From the bridge spanning the Rio dei Santi Apostoli (to the right of the façade of SS. Apostoli) you have a good view of the Veneto-Byzantine Palazzo Falier (now the Hotel Antico Doge) with its portico, begun in the 13th century; this was the family home of the traitor Doge Marin Falier, deprived of his head in 1355. Its neighbour to the west, facing the Grand Canal and one of its oldest surviving palaces, is the Ca’ da Mosto.

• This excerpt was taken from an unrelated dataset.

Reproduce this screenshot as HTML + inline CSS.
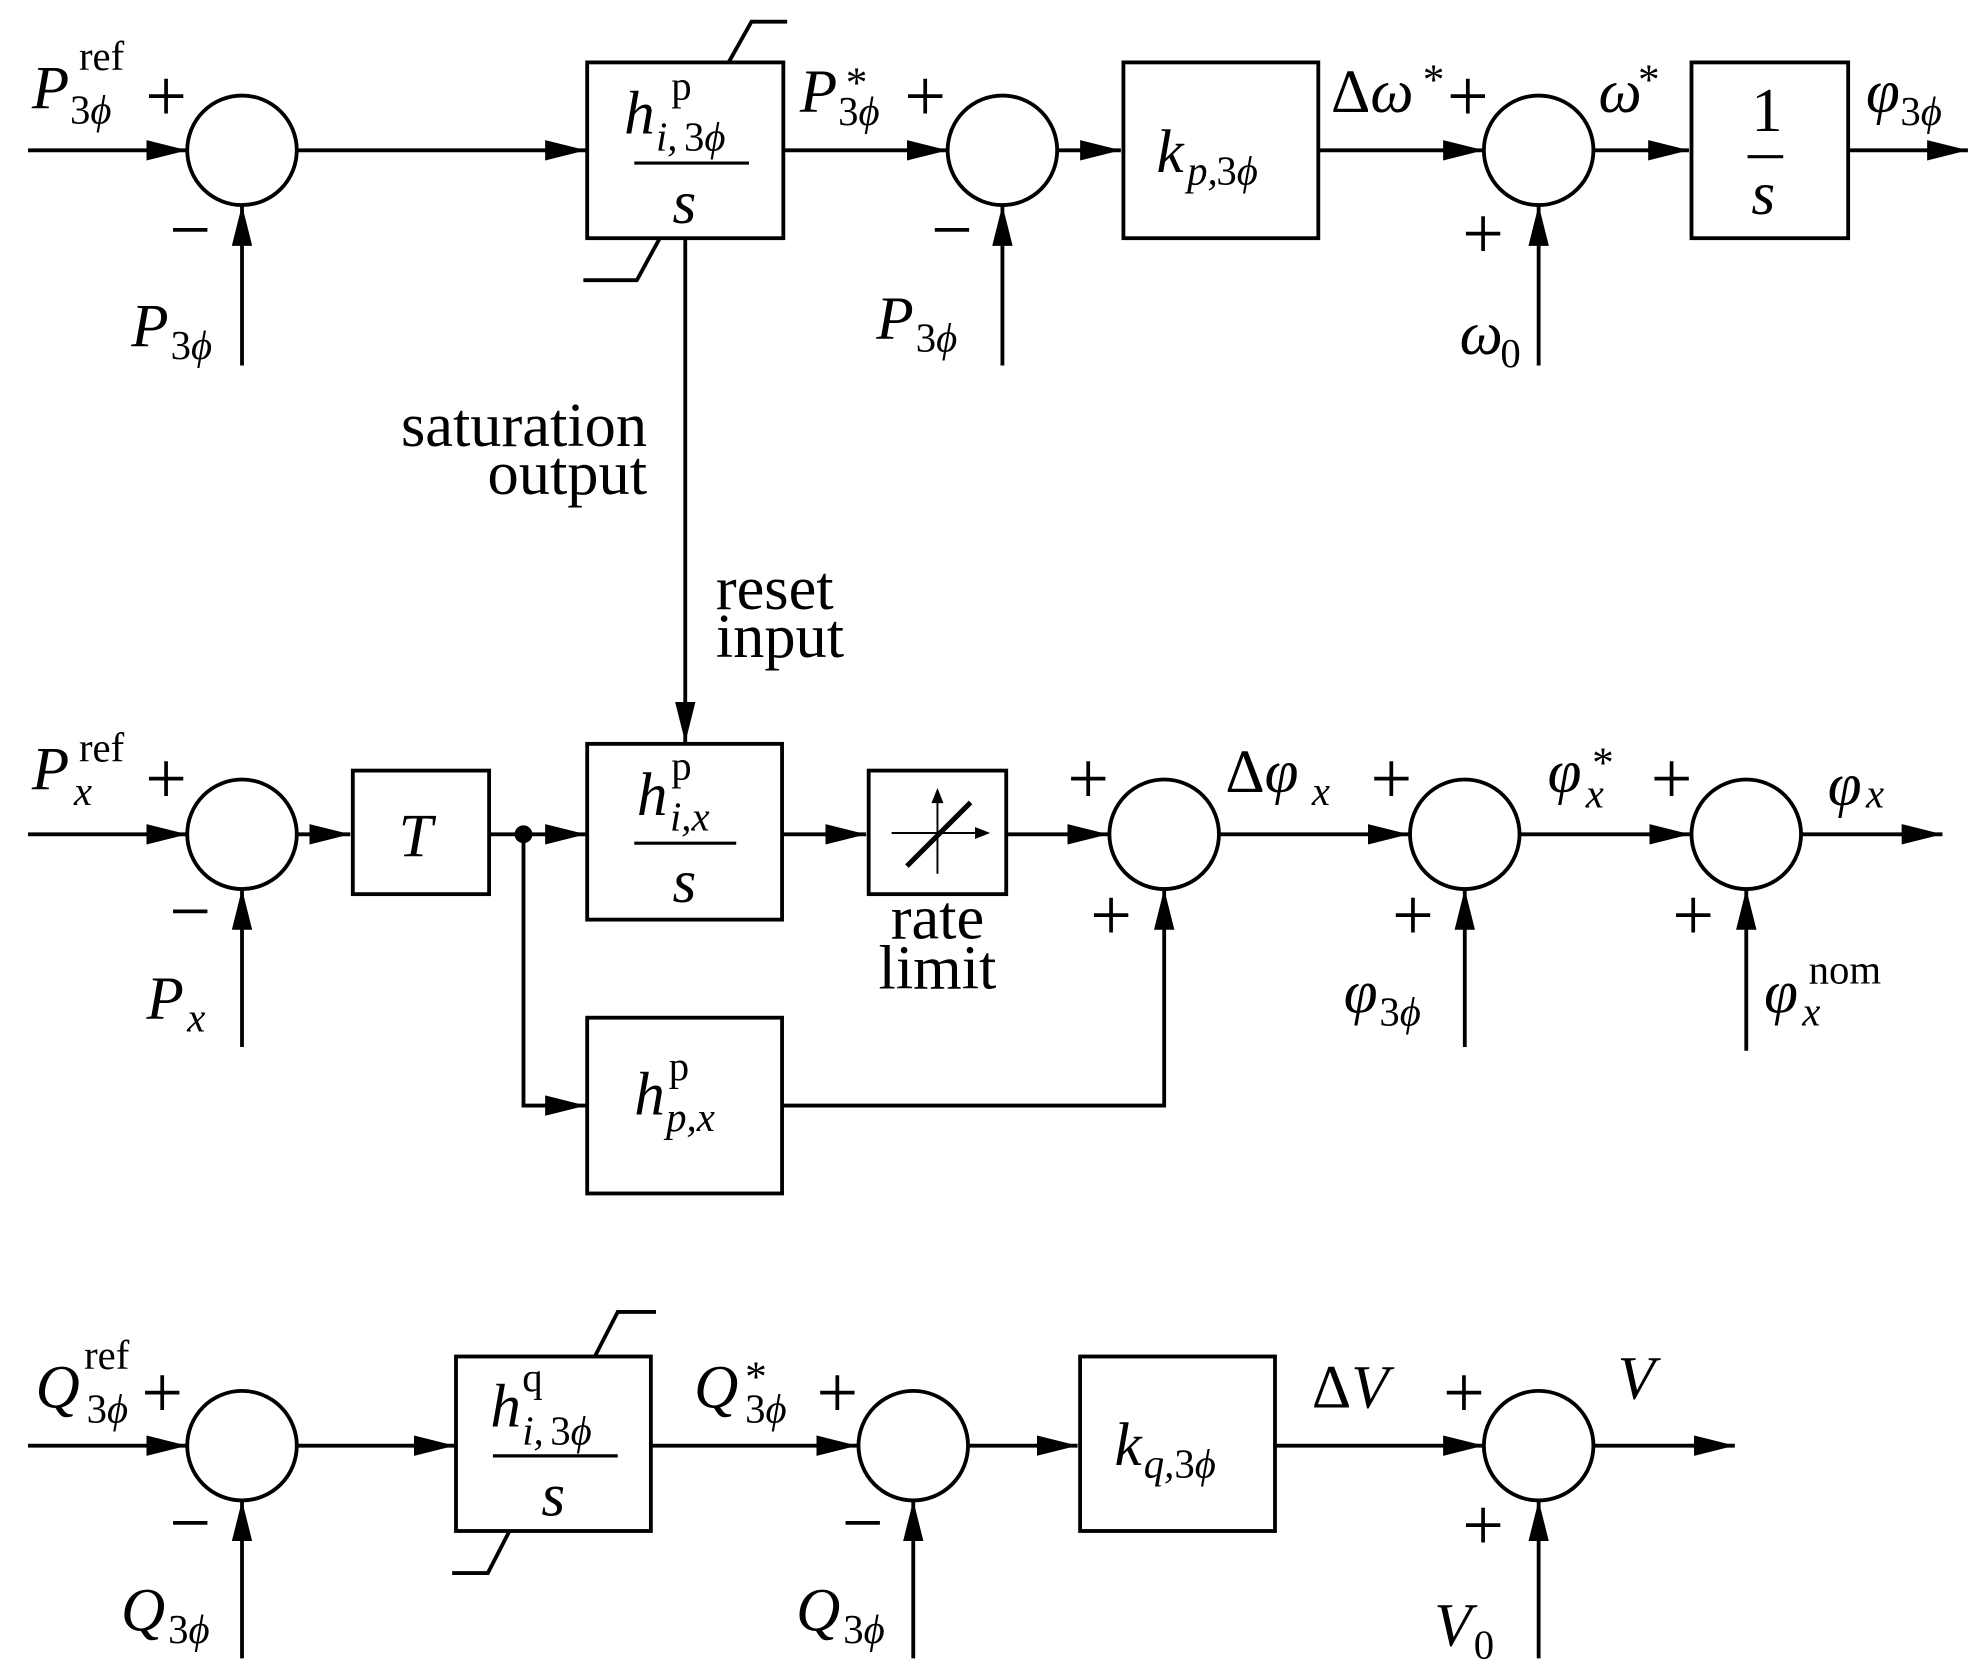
<!DOCTYPE html>
<html><head><meta charset="utf-8"><style>
html,body{margin:0;padding:0;background:#fff}
svg{display:block}
text{font-family:"Liberation Serif",serif;fill:#000}
.m{font-style:italic;font-size:48px}
.r{font-size:49px}
.p{font-size:58px}
.s{font-size:32px}
.si{font-size:32px;font-style:italic}
.st{font-size:34px}
</style></head><body>
<svg width="1987" height="1672" viewBox="0 0 1560 1312.7" preserveAspectRatio="none" xmlns="http://www.w3.org/2000/svg">
<defs>
<marker id="b" markerWidth="32" markerHeight="16" refX="32" refY="8" orient="auto" markerUnits="userSpaceOnUse"><path d="M0,0 L32,8 L0,16 Z" fill="#000"/></marker></defs>
<g stroke="#000" stroke-width="3" fill="none">
<!-- Row1 -->
<line x1="22" y1="118" x2="147" y2="118" marker-end="url(#b)"/>
<circle cx="190" cy="118" r="43"/>
<line x1="190" y1="287" x2="190" y2="161" marker-end="url(#b)"/>
<line x1="233" y1="118" x2="460" y2="118" marker-end="url(#b)"/>
<rect x="461" y="49" width="154" height="138"/>
<polyline points="572,49 590,17 618,17"/>
<polyline points="518,187 500,220 458,220"/>
<line x1="615" y1="118" x2="744" y2="118" marker-end="url(#b)"/>
<circle cx="787" cy="118" r="43"/>
<line x1="787" y1="287" x2="787" y2="161" marker-end="url(#b)"/>
<line x1="830" y1="118" x2="880" y2="118" marker-end="url(#b)"/>
<rect x="882" y="49" width="153" height="138"/>
<line x1="1035" y1="118" x2="1165" y2="118" marker-end="url(#b)"/>
<circle cx="1208" cy="118" r="43"/>
<line x1="1208" y1="287" x2="1208" y2="161" marker-end="url(#b)"/>
<line x1="1251" y1="118" x2="1326" y2="118" marker-end="url(#b)"/>
<rect x="1328" y="49" width="123" height="138"/>
<line x1="1451" y1="118" x2="1545" y2="118" marker-end="url(#b)"/>
<line x1="538" y1="187" x2="538" y2="583" marker-end="url(#b)"/>
<!-- Row2 -->
<line x1="22" y1="655" x2="147" y2="655" marker-end="url(#b)"/>
<circle cx="190" cy="655" r="43"/>
<line x1="190" y1="822" x2="190" y2="698" marker-end="url(#b)"/>
<line x1="233" y1="655" x2="275" y2="655" marker-end="url(#b)"/>
<rect x="277" y="605" width="107" height="97"/>
<line x1="384" y1="655" x2="460" y2="655" marker-end="url(#b)"/>
<rect x="461" y="584" width="153" height="138"/>
<line x1="614" y1="655" x2="680" y2="655" marker-end="url(#b)"/>
<rect x="682" y="605" width="108" height="97"/>
<line x1="790" y1="655" x2="870" y2="655" marker-end="url(#b)"/>
<circle cx="914" cy="655" r="43"/>
<line x1="957" y1="655" x2="1106" y2="655" marker-end="url(#b)"/>
<circle cx="1150" cy="655" r="43"/>
<line x1="1150" y1="822" x2="1150" y2="698" marker-end="url(#b)"/>
<line x1="1193" y1="655" x2="1327" y2="655" marker-end="url(#b)"/>
<circle cx="1371" cy="655" r="43"/>
<line x1="1371" y1="825" x2="1371" y2="698" marker-end="url(#b)"/>
<line x1="1414" y1="655" x2="1525" y2="655" marker-end="url(#b)"/>
<polyline points="411,655 411,868 460,868" marker-end="url(#b)"/>
<rect x="461" y="799" width="153" height="138"/>
<polyline points="614,868 914,868 914,698" marker-end="url(#b)"/>
<!-- Row3 -->
<line x1="22" y1="1135" x2="147" y2="1135" marker-end="url(#b)"/>
<circle cx="190" cy="1135" r="43"/>
<line x1="190" y1="1302" x2="190" y2="1178" marker-end="url(#b)"/>
<line x1="233" y1="1135" x2="357" y2="1135" marker-end="url(#b)"/>
<rect x="358" y="1065" width="153" height="137"/>
<polyline points="467,1065 485,1030 515,1030"/>
<polyline points="400,1202 383,1235 355,1235"/>
<line x1="511" y1="1135" x2="673" y2="1135" marker-end="url(#b)"/>
<circle cx="717" cy="1135" r="43"/>
<line x1="717" y1="1302" x2="717" y2="1178" marker-end="url(#b)"/>
<line x1="760" y1="1135" x2="846" y2="1135" marker-end="url(#b)"/>
<rect x="848" y="1065" width="153" height="137"/>
<line x1="1001" y1="1135" x2="1165" y2="1135" marker-end="url(#b)"/>
<circle cx="1208" cy="1135" r="43"/>
<line x1="1208" y1="1302" x2="1208" y2="1178" marker-end="url(#b)"/>
<line x1="1251" y1="1135" x2="1362" y2="1135" marker-end="url(#b)"/>
<!-- fraction bars -->
<line x1="498" y1="128" x2="588" y2="128" stroke-width="2.5"/>
<line x1="1372" y1="123" x2="1400" y2="123" stroke-width="2.5"/>
<line x1="498" y1="662" x2="578" y2="662" stroke-width="2.5"/>
<line x1="387" y1="1143" x2="485" y2="1143" stroke-width="2.5"/>
</g>
<circle cx="411" cy="655" r="7" fill="#000"/>
<!-- rate limit symbol -->
<g stroke="#000" fill="#000">
<line x1="700" y1="654" x2="768" y2="654" stroke-width="1.5"/><path d="M776,654 L766,650 L766,658Z"/>
<line x1="736" y1="686" x2="736" y2="628" stroke-width="1.5"/><path d="M736,620 L732,630 L740,630Z"/>
<line x1="712" y1="680" x2="762" y2="630" stroke-width="4"/>
</g>
<!-- Row1 labels -->
<text class="m" x="25" y="85">P</text><text class="s" x="62" y="55">ref</text><text class="s" x="55" y="97">3<tspan font-style="italic">ϕ</tspan></text>
<text class="p" x="114" y="95">+</text><text class="p" x="133" y="200">−</text>
<text class="m" x="103" y="272">P</text><text class="s" x="134" y="282">3<tspan font-style="italic">ϕ</tspan></text>
<text class="m" x="490" y="105">h</text><text class="s" x="527" y="78">p</text><text class="si" x="515" y="118">i,</text><text class="s" x="537" y="118">3<tspan font-style="italic">ϕ</tspan></text>
<text class="m" x="528" y="175">s</text>
<text class="m" x="628" y="88">P</text><text class="st" x="664" y="76">*</text><text class="s" x="658" y="98">3<tspan font-style="italic">ϕ</tspan></text>
<text class="p" x="710" y="95">+</text><text class="p" x="731" y="200">−</text>
<text class="m" x="688" y="266">P</text><text class="s" x="719" y="276">3<tspan font-style="italic">ϕ</tspan></text>
<text class="m" x="908" y="135">k</text><text class="si" x="932" y="145">p,</text><text class="s" x="955" y="145">3<tspan font-style="italic">ϕ</tspan></text>
<text class="m" x="1045" y="88"><tspan font-style="normal">Δ</tspan>ω</text><text class="st" x="1117" y="74">*</text>
<text class="p" x="1136" y="95">+</text><text class="p" x="1148" y="203">+</text>
<text class="m" x="1146" y="278">ω</text><text class="s" x="1178" y="288">0</text>
<text class="m" x="1255" y="88">ω</text><text class="st" x="1286" y="74">*</text>
<text class="r" x="1375" y="103">1</text><text class="m" x="1375" y="168">s</text>
<text class="m" x="1465" y="88">φ</text><text class="s" x="1492" y="98">3<tspan font-style="italic">ϕ</tspan></text>
<text class="r" x="508" y="350" text-anchor="end">saturation</text>
<text class="r" x="508" y="388" text-anchor="end">output</text>
<text class="r" x="562" y="478">reset</text>
<text class="r" x="562" y="516">input</text>
<!-- Row2 labels -->
<text class="m" x="25" y="620">P</text><text class="s" x="62" y="598">ref</text><text class="si" x="58" y="632">x</text>
<text class="p" x="114" y="631">+</text><text class="p" x="133" y="735">−</text>
<text class="m" x="115" y="800">P</text><text class="si" x="147" y="810">x</text>
<text class="m" x="313" y="672">T</text>
<text class="m" x="500" y="640">h</text><text class="s" x="527" y="612">p</text><text class="si" x="526" y="652">i,x</text>
<text class="m" x="528" y="708">s</text>
<text class="r" x="736" y="737" text-anchor="middle">rate</text>
<text class="r" x="736" y="776" text-anchor="middle">limit</text>
<text class="p" x="838" y="631">+</text><text class="p" x="856" y="738">+</text>
<text class="m" x="962" y="622"><tspan font-style="normal">Δ</tspan>φ</text><text class="si" x="1030" y="632">x</text>
<text class="p" x="1076" y="631">+</text><text class="p" x="1093" y="738">+</text>
<text class="m" x="1055" y="795">φ</text><text class="s" x="1083" y="805">3<tspan font-style="italic">ϕ</tspan></text>
<text class="m" x="1215" y="622">φ</text><text class="st" x="1250" y="610">*</text><text class="si" x="1245" y="634">x</text>
<text class="p" x="1296" y="631">+</text><text class="p" x="1313" y="738">+</text>
<text class="m" x="1385" y="795">φ</text><text class="s" x="1420" y="772">nom</text><text class="si" x="1415" y="805">x</text>
<text class="m" x="1435" y="632">φ</text><text class="si" x="1465" y="634">x</text>
<text class="m" x="498" y="875">h</text><text class="s" x="525" y="848">p</text><text class="si" x="523" y="888">p,x</text>
<!-- Row3 labels -->
<text class="m" x="28" y="1105">Q</text><text class="s" x="66" y="1075">ref</text><text class="s" x="68" y="1117">3<tspan font-style="italic">ϕ</tspan></text>
<text class="p" x="111" y="1113">+</text><text class="p" x="133" y="1215">−</text>
<text class="m" x="95" y="1280">Q</text><text class="s" x="132" y="1290">3<tspan font-style="italic">ϕ</tspan></text>
<text class="m" x="385" y="1120">h</text><text class="s" x="410" y="1092">q</text><text class="si" x="410" y="1134">i,</text><text class="s" x="432" y="1134">3<tspan font-style="italic">ϕ</tspan></text>
<text class="m" x="425" y="1190">s</text>
<text class="m" x="545" y="1105">Q</text><text class="st" x="585" y="1092">*</text><text class="s" x="585" y="1117">3<tspan font-style="italic">ϕ</tspan></text>
<text class="p" x="641" y="1113">+</text><text class="p" x="661" y="1215">−</text>
<text class="m" x="625" y="1280">Q</text><text class="s" x="662" y="1290">3<tspan font-style="italic">ϕ</tspan></text>
<text class="m" x="875" y="1150">k</text><text class="si" x="898" y="1160">q,</text><text class="s" x="922" y="1160">3<tspan font-style="italic">ϕ</tspan></text>
<text class="m" x="1030" y="1105"><tspan font-style="normal">Δ</tspan>V</text>
<text class="p" x="1133" y="1113">+</text><text class="p" x="1148" y="1217">+</text>
<text class="m" x="1126" y="1292">V</text><text class="s" x="1157" y="1302">0</text>
<text class="m" x="1270" y="1098">V</text>
</svg>
</body></html>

From the church of Santi Apostoli, walk all along its flank to its apse and along Calle di Manganer to Campiello di Cason and Calle di Malavasia; the palazzo just before Ponte San Canzian was once the Ca’ Strozzi, a possession of the famous and fabulously wealthy Florentine Renaissance family, who may have produced the Baroque painter Bernardo Strozzi, and more surely the composer and musician Barbara Strozzi.
Later in the 18th-century, the palazzo belonged to Amadeo Svayer and David Weber, two German antiquarians, merchants, art collectors and bibliophiles, who covered it inside and out with their collections. All that is left are the fragments of ancient Greek reliefs on the side facing the bridge. The first one, a battered figure and a wheel, would have been a scene of Hades carrying off Persephone in his chariot.
Over the bridge is San Canciano. Adjacent, Campiello B. Crovato gives into Campo Santa Maria Nova. In neighbouring Campiello S. Maria Nova, note the fellow holding a solar disc, an example of 16th-century classicizing on the façade of the Gothic Palazzo Bembo-Boldù.